The name of Max Reger now largely resides in the organ loft, though in a short life affected by alcohol, he wrote in most genres, his desire to continue where Brahms and Schumann left off clearly shown in his robust catalogue of chamber works. He certainly mastered the art of writing for String Trio, the format that can so easily become a watered-down string quartet. Here it has warmth, strength and the most readily attractive melodic invention, the sombre Larghetto offset by the short and vivacious scherzo and bold final allegro. It came from 1904, mid-way through his short compositional career, while the Piano Quartet marks the culmination of his maturity in 1910. It was while preparing the Brahms C minor Piano Quartet for performance that the idea came to mind to write one of his own.

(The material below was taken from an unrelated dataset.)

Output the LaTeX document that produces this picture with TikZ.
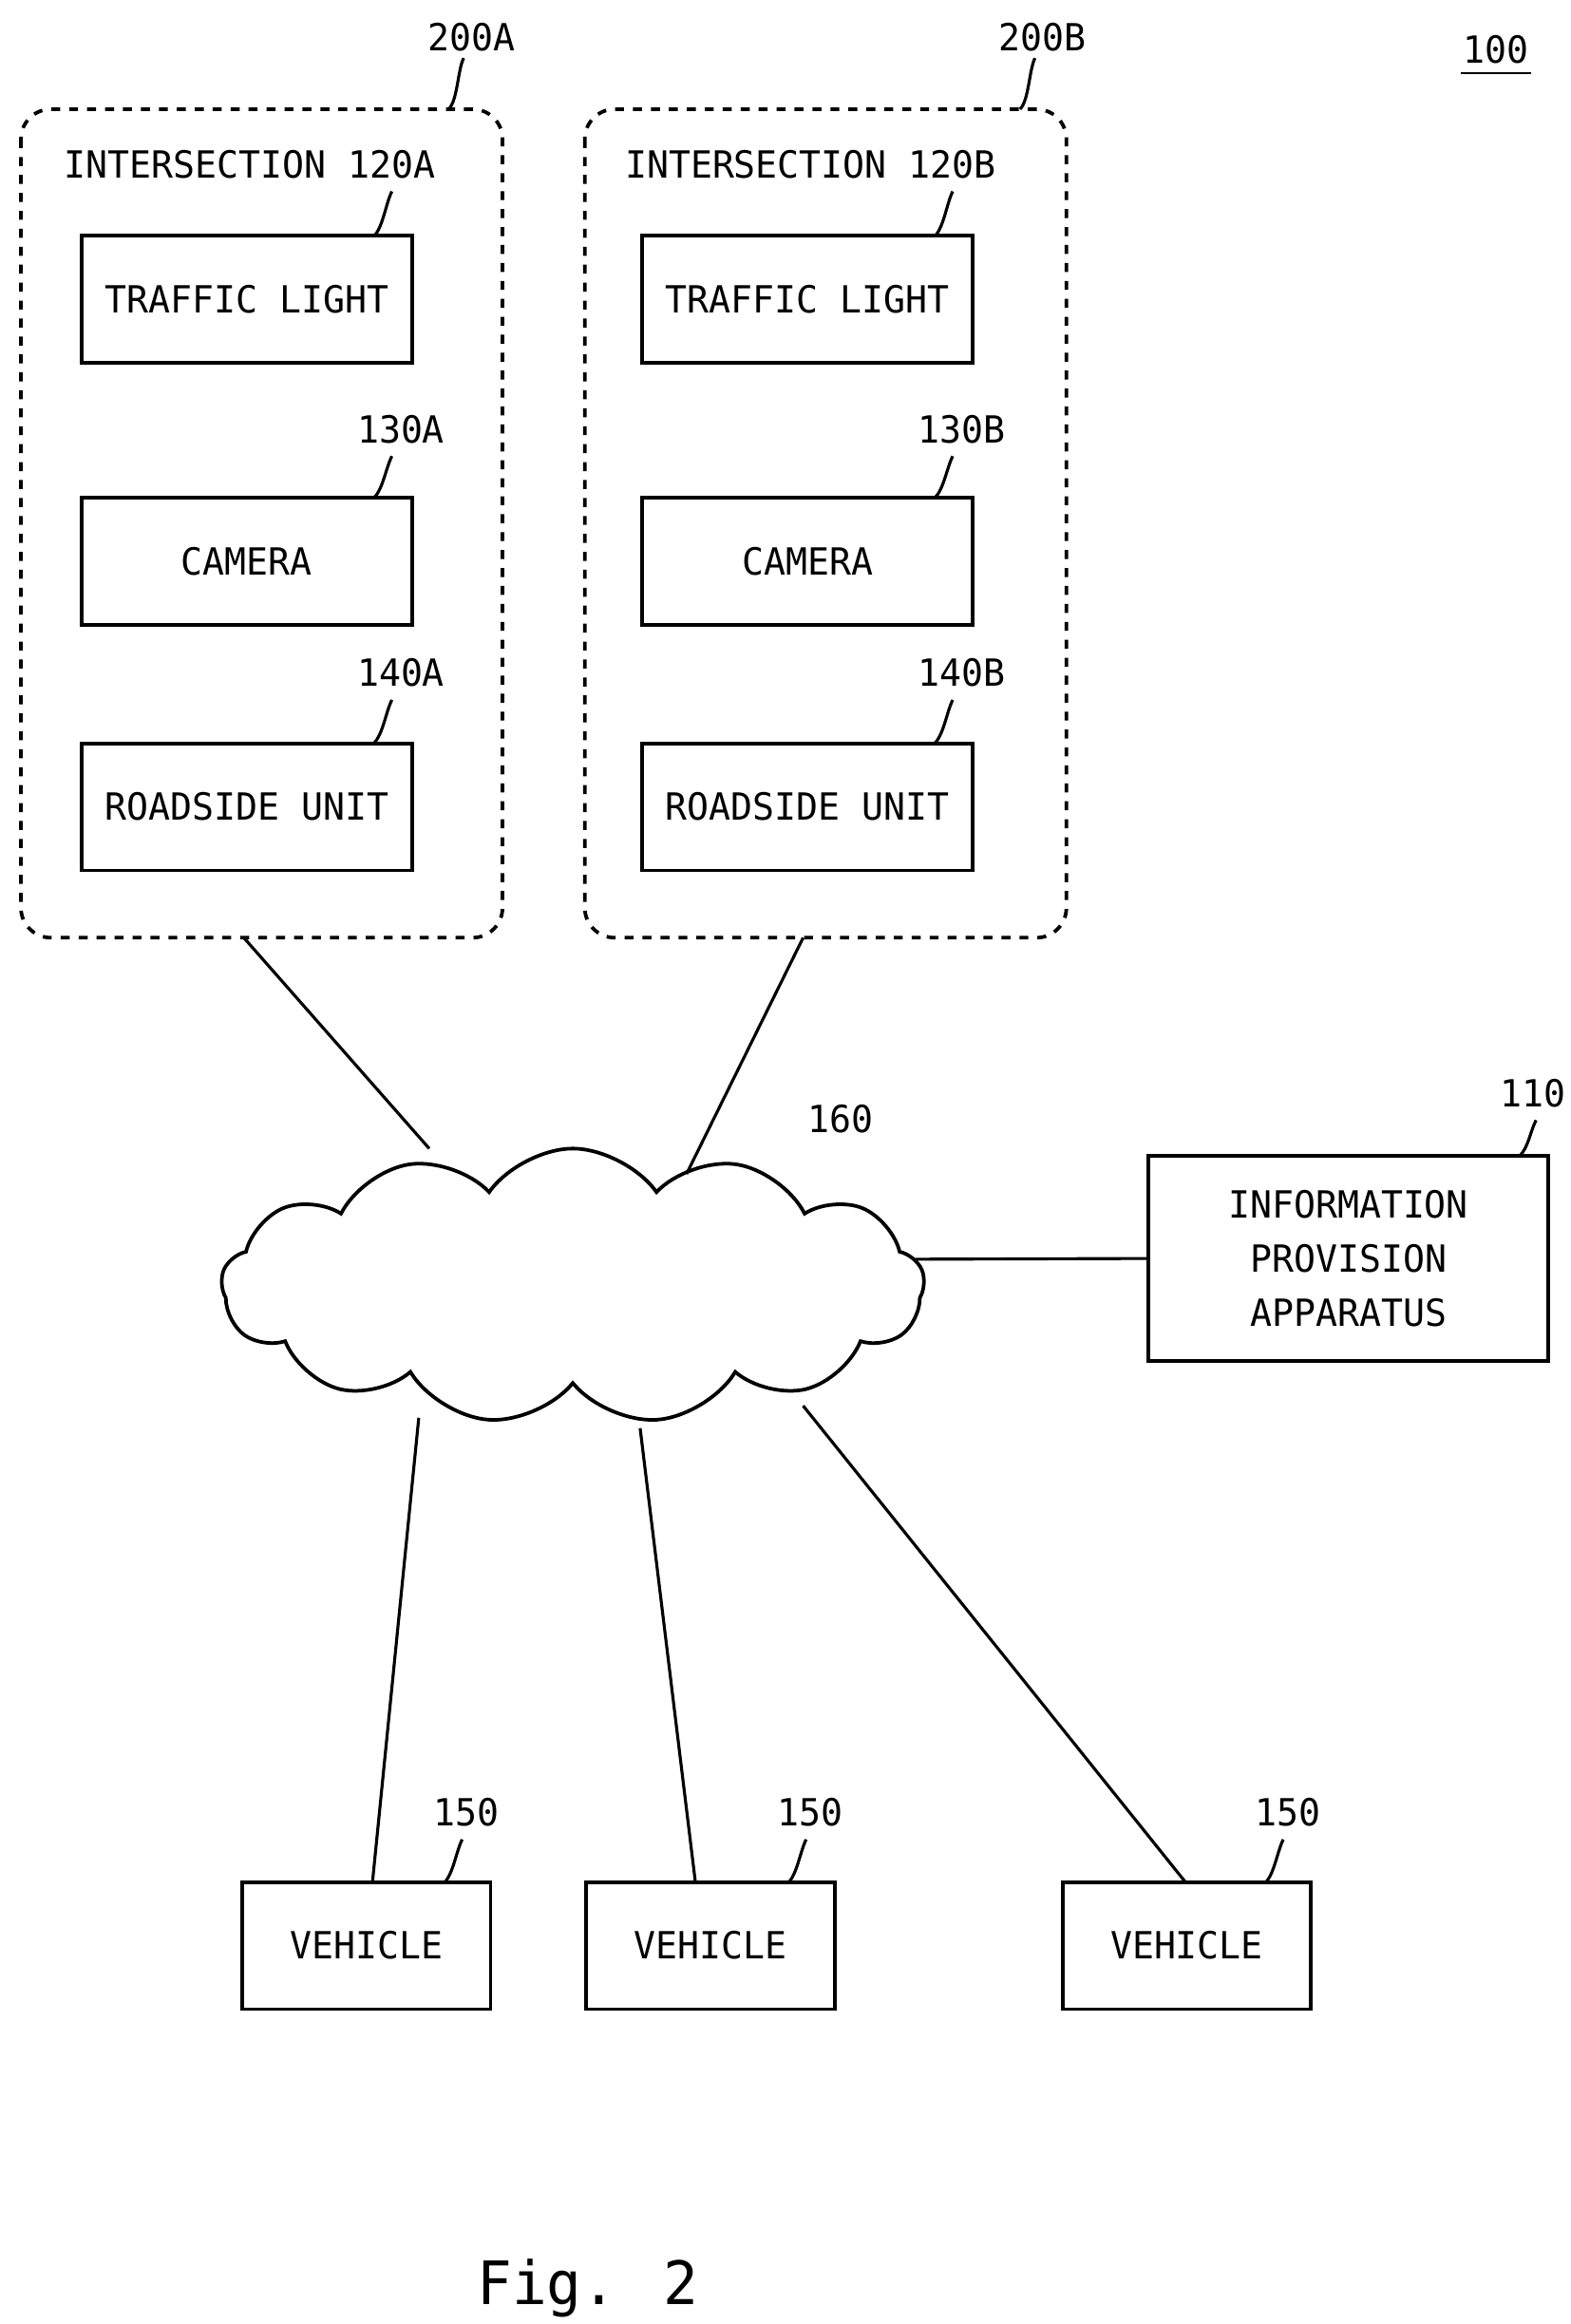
\documentclass[tikz,border=0pt]{standalone}
\usepackage{fontspec}
\setmainfont{DejaVu Sans Mono}[FakeStretch=0.97]
\usetikzlibrary{shapes.symbols}
\begin{document}
\begin{tikzpicture}[x=0.5pt,y=-0.5pt,
  box/.style={draw,line width=1.2pt,minimum width=110.5pt,minimum height=42.5pt,inner sep=0pt,font=\fontsize{12.5}{15}\selectfont},
  vbox/.style={box,minimum width=83pt},
  grp/.style={draw,dashed,line width=1.2pt,rounded corners=10pt},
  lbl/.style={font=\fontsize{12.5}{15}\selectfont,inner sep=0pt},
  ln/.style={line width=1pt}]
\useasboundingbox (0,0) rectangle (1050,1554);
\node[lbl] (n100) at (1000,33) {100};
\draw[line width=0.8pt] (977,49) -- (1024,49);
% groups
\draw[grp] (14,73) rectangle (336,627);
\draw[grp] (391,73) rectangle (713,627);
\node[lbl] (l200A) at (315,25) {200A};
\node[lbl] (l200B) at (697,25) {200B};
\draw[ln] (l200A.south) ++(-5,4) .. controls +(-4,8) and +(6,-6) .. (300,73);
\draw[ln] (l200B.south) ++(-5,4) .. controls +(-4,8) and +(6,-6) .. (682,73);
\foreach \s/\x in {A/165,B/540}{
  \node[lbl] (int\s) at (\x+2,110) {INTERSECTION 120\s};
  \node[box] (tl\s) at (\x,200) {TRAFFIC LIGHT};
  \node[box] (cam\s) at (\x,375.5) {CAMERA};
  \node[box] (rsu\s) at (\x,539.5) {ROADSIDE UNIT};
  \node[lbl] (l130\s) at (\x+103,287) {130\s};
  \node[lbl] (l140\s) at (\x+103,450) {140\s};
  \draw[ln] (\x+97,128) .. controls +(-4,8) and +(6,-6) .. (\x+85,158);
  \draw[ln] (\x+97,305) .. controls +(-4,8) and +(6,-6) .. (\x+85,333);
  \draw[ln] (\x+97,468) .. controls +(-4,8) and +(6,-6) .. (\x+85,497);
}
% cloud
\node[cloud,draw,line width=1.2pt,cloud puffs=13,cloud puff arc=110,minimum width=235pt,minimum height=92pt,aspect=2.6] (net) at (383,860) {};
\node[lbl] (l160) at (562,748) {160};
\coordinate (cA) at (287,768); \coordinate (cB) at (459,785); \coordinate (cR) at (612,842);
\coordinate (c1) at (280,948); \coordinate (c2) at (428,955); \coordinate (c3) at (537,940);
\draw[ln] (163,627) -- (cA);
\draw[ln] (537,627) -- (cB);
% info
\node[draw,line width=1.2pt,minimum width=133.5pt,minimum height=68.5pt,align=center,inner sep=0pt,font=\fontsize{12.5}{18}\selectfont] (info) at (901.5,841.5) {INFORMATION\\PROVISION\\APPARATUS};
\node[lbl] (l110) at (1025,731) {110};
\draw[ln] (1027,749) .. controls +(-4,8) and +(6,-6) .. (1016,773);
\draw[ln] (cR) -- (info.west);
% vehicles
\node[vbox] (v1) at (245,1301) {VEHICLE};
\node[vbox] (v2) at (475,1301) {VEHICLE};
\node[vbox] (v3) at (793.5,1301) {VEHICLE};
\foreach \x/\n in {312/1,542/2,861/3}{
  \node[lbl] (l150\n) at (\x,1212) {150};
  \draw[ln] (\x-3,1230) .. controls +(-4,8) and +(6,-6) .. (\x-15,1259);
}
\draw[ln] (c1) -- (249,1259);
\draw[ln] (c2) -- (465,1259);
\draw[ln] (c3) -- (793,1259);
\node[lbl,font=\fontsize{20}{24}\selectfont] (fig) at (393,1530) {Fig. 2};
\end{tikzpicture}
\end{document}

The relationship is strong without being derivative, the piano providing the driving power in a score of symphonic weight and proportions.  At over three-quarters of an hour it is long, the highly imposing opening movement balanced by an extended and beautiful slow movement which comes third. This is my first encounter with the Aperto Piano Quartet, the playing throughout of the highest quality, Frank-Immo Zichner, a most powerful and imposing pianist. For some reason the Piano Quartet recording has been hanging about since its Frankfurt sessions in 2003, a change in viola since then seeming to have changed little in their sound quality. The major difference is the recorded sound, the 2007 Berlin sessions for the String Trio a marked improvement over a slightly congested quality of the Piano Quartet. Yet if you do not already know this music, I beg of you to hear this inexpensive disc which presents the works in the most favourable performances.